Увольнение Ерофеева никак не связано с идеологической цензурой, в том числе и с процессом по поводу выставки "Запретное искусство". Ему выгодно подменять понятия. Он не справился с базовой музейной работой, а сам представляет себя диссидентом. Мы не можем жертвовать хранением во имя выставок, пусть даже сделанных таким бесспорно талантливым куратором. Но по своему типу личности Ерофеев — разрушитель.
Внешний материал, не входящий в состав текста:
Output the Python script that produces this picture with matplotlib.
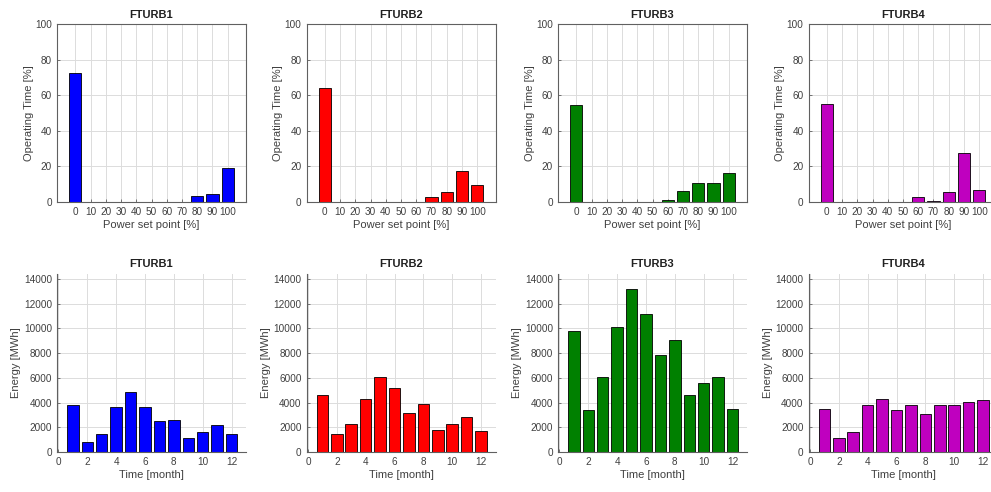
import matplotlib
matplotlib.use("Agg")
import matplotlib.pyplot as plt
import numpy as np

plt.rcParams['font.family'] = ['Liberation Sans', 'DejaVu Sans']

turbines = ["FTURB1", "FTURB2", "FTURB3", "FTURB4"]
colors = ["#0000FF", "#FF0000", "#008000", "#BF00BF"]

setpoints = [0, 10, 20, 30, 40, 50, 60, 70, 80, 90, 100]
optime_1 = [72.7, 0, 0, 0, 0, 0, 0, 0, 3.4, 4.7, 18.9]
optime_2 = [63.9, 0, 0, 0, 0, 0, 0, 3.0, 5.4, 17.4, 9.7]
optime_3 = [54.7, 0, 0, 0, 0, 0, 0.9, 6.4, 10.5, 10.5, 16.5]
optime_4 = [55.1, 0, 0, 0, 0, 0, 3.0, 0.6, 5.4, 27.7, 6.7]
optimes = [optime_1, optime_2, optime_3, optime_4]

months = [1, 2, 3, 4, 5, 6, 7, 8, 9, 10, 11, 12]
energy_1 = [3780, 790, 1490, 3620, 4830, 3620, 2480, 2590, 1110, 1620, 2210, 1490]
energy_2 = [4600, 1480, 2250, 4310, 6050, 5170, 3160, 3880, 1770, 2250, 2810, 1720]
energy_3 = [9750, 3400, 6050, 10100, 13180, 11140, 7870, 9030, 4610, 5600, 6050, 3480]
energy_4 = [3480, 1130, 1580, 3800, 4310, 3430, 3800, 3110, 3800, 3800, 4070, 4200]
energies = [energy_1, energy_2, energy_3, energy_4]

W, H = 991, 492
fig = plt.figure(figsize=(W / 100, H / 100), dpi=100)

lefts = [57, 306.5, 558, 808.5]
aw = 189
top_row = (24, 202)
bot_row = (274, 452)

axcol = "#606060"
txtcol = "#404040"
gridcol = "#DCDCDC"

def style(ax, box=True):
    ax.set_axisbelow(True)
    ax.grid(True, color=gridcol, linewidth=0.7)
    for s in ax.spines.values():
        s.set_color(axcol)
        s.set_linewidth(0.8)
    if not box:
        ax.spines['top'].set_visible(False)
        ax.spines['right'].set_visible(False)
    ax.tick_params(direction='in', length=2, colors=axcol, labelcolor=txtcol,
                   labelsize=7.2, width=0.6)

for i in range(4):
    # top row
    l = lefts[i]
    ax = fig.add_axes([l / W, 1 - top_row[1] / H, aw / W, (top_row[1] - top_row[0]) / H])
    ax.bar(setpoints, optimes[i], width=8, color=colors[i], edgecolor='black', linewidth=0.6)
    ax.set_xlim(-12, 112)
    ax.set_ylim(0, 100)
    ax.set_xticks(setpoints)
    ax.set_yticks([0, 20, 40, 60, 80, 100])
    ax.set_title(turbines[i], fontsize=8, fontweight='bold', color='#202020', pad=4)
    ax.set_xlabel("Power set point [%]", fontsize=8, color=txtcol, labelpad=2)
    ax.set_ylabel("Operating Time [%]", fontsize=8, color=txtcol, labelpad=1)
    style(ax, box=True)

    # bottom row
    ax2 = fig.add_axes([l / W, 1 - bot_row[1] / H, aw / W, (bot_row[1] - bot_row[0]) / H])
    ax2.bar(months, energies[i], width=0.8, color=colors[i], edgecolor='black', linewidth=0.6)
    ax2.set_xlim(-0.1, 13)
    ax2.set_ylim(0, 14400)
    ax2.set_xticks([0, 2, 4, 6, 8, 10, 12])
    ax2.set_yticks(np.arange(0, 14001, 2000))
    ax2.set_title(turbines[i], fontsize=8, fontweight='bold', color='#202020', pad=5)
    ax2.set_xlabel("Time [month]", fontsize=8, color=txtcol, labelpad=2)
    ax2.set_ylabel("Energy [MWh]", fontsize=8, color=txtcol, labelpad=2)
    style(ax2, box=False)

fig.savefig("out.png", dpi=100)
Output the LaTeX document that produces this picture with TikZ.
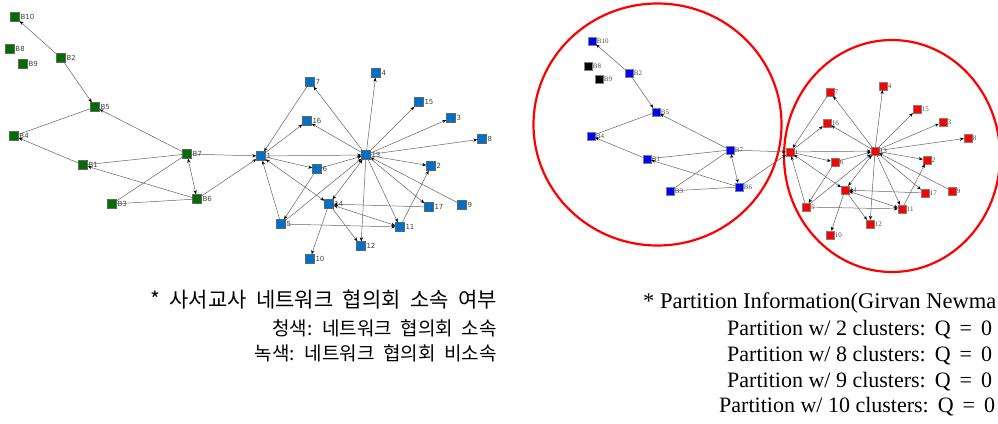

Мы приняли решение о создании отдела новейших течений еще до его прихода и тогда же стали закупать произведения этой направленности. Цели расформировать отдел у музея тоже нет — хотя опытные хранители от Ерофеева уходили сами, он набрал в свой отдел людей, которые ничего не понимают в музейном хранении. Если бы мы не хотели, то он бы не сделал в музее ни одной выставки. Так, как он над ними работал, не работает ни один музей мира: он все сдавал в последний момент, не оставляя времени на положенное в таких случаях проведение конкурса и прочих процедур. Мы все работали на него — но он этого не ценил. К тому же сами концепции его выставок стали вызывать у нас сомнение. Он действовал по одной и той же модели: выставлял блок бесспорных вещей, своего рода паровоз, к которому цеплялось непонятно что. Причем часто это были вещи, сделанные только что и специально под выставку. А экспозиции в ГТГ прежде всего должны демонстрировать музейные фонды. И он постоянно принимал решения за нашей спиной, как это было с выставкой "Соц-арт" в Париже. Речь идет не о цензуре — но в музее так не делается: свобода не есть вседозволенность и отсутствие субординации.
Этот человек просто не должен работать в музее. Он ведет себя так, как будто у него частная галерея или фонд, а не государственный музей. Мы воспитывали его семь лет, но он просто не желает меняться. Ему нужно не это, а скандалы, поднимающие его рейтинг и терновый венец.